The Basel Convention
Fortunately, Australia was among 162 other countries that ratified the Basel convention, which is an agreement pertaining to the export of hazardous e-waste and how it is handled. Under Basel convention protocol, an e-waste recycler must be certified, and comply to strict standards, seeking to minimise the human and environmental harm caused by the rapid growth in e-waste recycling.
Not surprisingly, the United States was the only OECD country not to join and among only four countries in the world not to sign up. You can find out more here (link = http://www.basel.int/ ).
How you can be part of the solution
According to the latest ABS data, Australians buy more than 2 million new computers each year; but of more concern, about 1.6 million computers were dumped into landfill. From this figure, only about 500,000 units were recycled. While these figures sound massive, there are a few small ways we can make a difference:
Recycle your used toner and ink cartridges. Programs such as Close the Loop are doing great work for the environment.

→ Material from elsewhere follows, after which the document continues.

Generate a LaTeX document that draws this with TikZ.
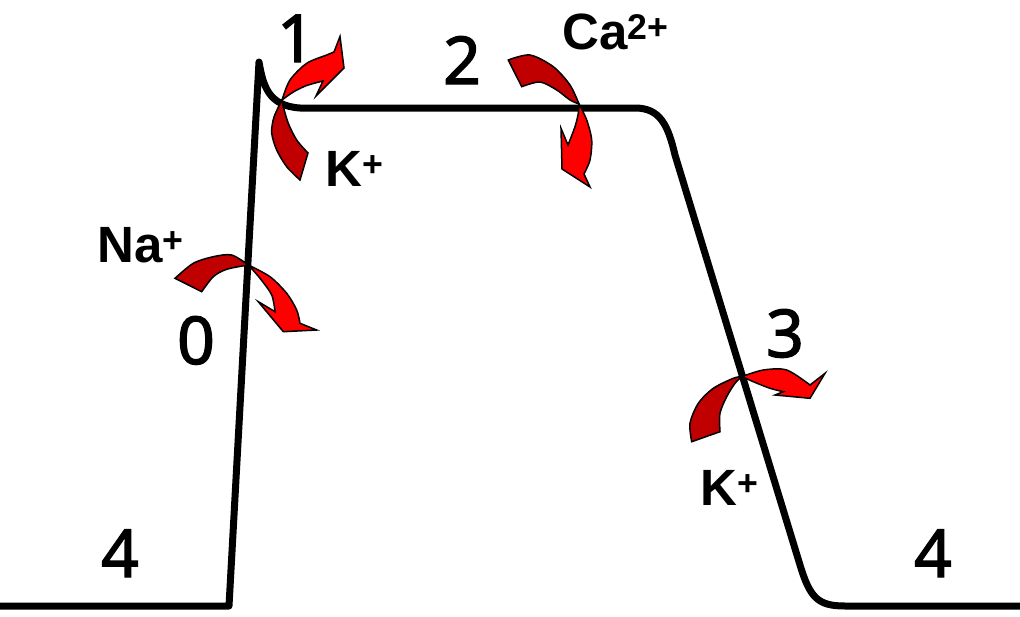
\documentclass[tikz,border=0pt]{standalone}
\usepackage{fontspec}
\setmainfont{Liberation Sans}
\newfontfamily\digitfont[FakeBold=2]{Noto Sans}
\definecolor{arrowdark}{HTML}{C00000}
\definecolor{arrowbright}{HTML}{FF0000}
\begin{document}
\begin{tikzpicture}[x=1pt,y=-1pt,
  trace/.style={line width=7pt, line join=round},
  darkpart/.style={fill=arrowdark, draw=black, line width=1.5pt, line join=miter},
  brightpart/.style={fill=arrowbright, draw=black, line width=1.5pt, line join=miter},
  stage/.style={font=\digitfont\fontsize{66}{66}\selectfont, inner sep=0pt, anchor=base},
  ion/.style={font=\bfseries\fontsize{51}{51}\selectfont, inner sep=0pt, anchor=base west}]
\useasboundingbox (0,0) rectangle (1020,616);
\fill[white] (0,0) rectangle (1020,616);

% action potential trace
\draw[trace] (0,606) -- (229,606) -- (259,62)
  .. controls (263,85) and (268,106) .. (300,108) -- (635,108)
  .. controls (660,108) and (668,125) .. (675,155) -- (800,565)
  .. controls (810,598) and (818,606) .. (845,606) -- (1020,606);

% arrow at phase 1 (K+ out)
\filldraw[darkpart] plot[smooth] coordinates {(282,100) (274,117) (271.7,133) (276.7,150) (286.7,166.7) (300,180)}
  -- plot[smooth] coordinates {(308,153) (296.7,140) (288.3,123.3) (283.3,106.7) (282,100)} -- cycle;
\filldraw[brightpart] plot[smooth] coordinates {(282,100) (290,80) (306.7,63.3) (326.7,55) (334,52)}
  -- (340,36.5) -- (344,68) -- (316,96) -- (323,81)
  -- plot[smooth] coordinates {(323,81) (306.7,85.5) (293.3,92) (282,100)} -- cycle;

% arrow at phase 2 (Ca2+ in)
\filldraw[darkpart] plot[smooth] coordinates {(508.3,60) (530,55) (553.3,66.7) (570,85) (579,104)}
  -- plot[smooth] coordinates {(579,104) (570,100) (556.7,90) (540,82) (521.7,86.7)} -- cycle;
\filldraw[brightpart] plot[smooth] coordinates {(579,104) (586.7,120) (591.7,140) (590,160) (584,174)}
  -- (590,187) -- (562,169) -- (561,128.3) -- (568,145)
  -- plot[smooth] coordinates {(568,145) (575,126.7) (578.3,113.3) (579,104)} -- cycle;

% arrow at phase 0 (Na+ in)
\filldraw[darkpart] plot[smooth] coordinates {(175,278.3) (193.3,263.3) (213.3,256.7) (231.7,255) (248.3,265)}
  -- plot[smooth] coordinates {(248.3,265) (226.7,269.3) (213.3,276.7) (201.7,291.7)} -- cycle;
\filldraw[brightpart] plot[smooth] coordinates {(248.3,265) (270,276.7) (286.7,293.3) (296.7,310) (300,323.3)}
  -- (316.7,330) -- (283.3,331.7) -- (258.3,301.7) -- (275,311.7)
  -- plot[smooth] coordinates {(275,311.7) (271.7,295) (260,278.3) (248.3,265)} -- cycle;

% arrow at phase 3 (K+ out)
\filldraw[darkpart] plot[smooth] coordinates {(691.7,441.7) (690,423.3) (698.3,403.3) (713.3,388.3) (733.3,378.3) (742,376.5)}
  -- plot[smooth] coordinates {(742,376.5) (735,383.3) (726.7,396.7) (720,413.3) (720,431.7)} -- cycle;
\filldraw[brightpart] plot[smooth] coordinates {(742,376.5) (763.3,370) (786.7,370) (810,385)}
  -- (825,373.3) -- (810,398.3) -- (775,395) -- (783.3,391.7)
  -- plot[smooth] coordinates {(783.3,391.7) (770,388.3) (753.3,381.7) (742,376.5)} -- cycle;

% phase numbers
\node[stage] (p1) at (296,62) {1};
\node[stage] (p2) at (462,84) {2};
\node[stage] (p0) at (196,364) {0};
\node[stage] (p3) at (785,357) {3};
\node[stage] (p4a) at (120,577) {4};
\node[stage] (p4b) at (933,577) {4};

% ion labels
\node[ion] (na) at (97,262) {Na\textsuperscript{+}};
\node[ion] (k1) at (325,186) {K\textsuperscript{+}};
\node[ion] (ca) at (562,49) {Ca\textsuperscript{2+}};
\node[ion] (k3) at (700,505) {K\textsuperscript{+}};
\end{tikzpicture}
\end{document}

Encourage your employer or local businesses to recycle their electronic waste with companies such as 1800 E-waste (www.ewaste.com.au)
Learn more about your local e-waste recycling centre here.
Buy equipment made using recycled materials, including packaging. Check the various vendor websites before you buy.
Consider upgrading your computer system - many of its parts can be reused without needing to purchase an entirely new setup. Or buy second hand on www.ebay.com.au
Green PC also have some good deals.
Consider leasing / buy-back schemes that encourage items to be reused.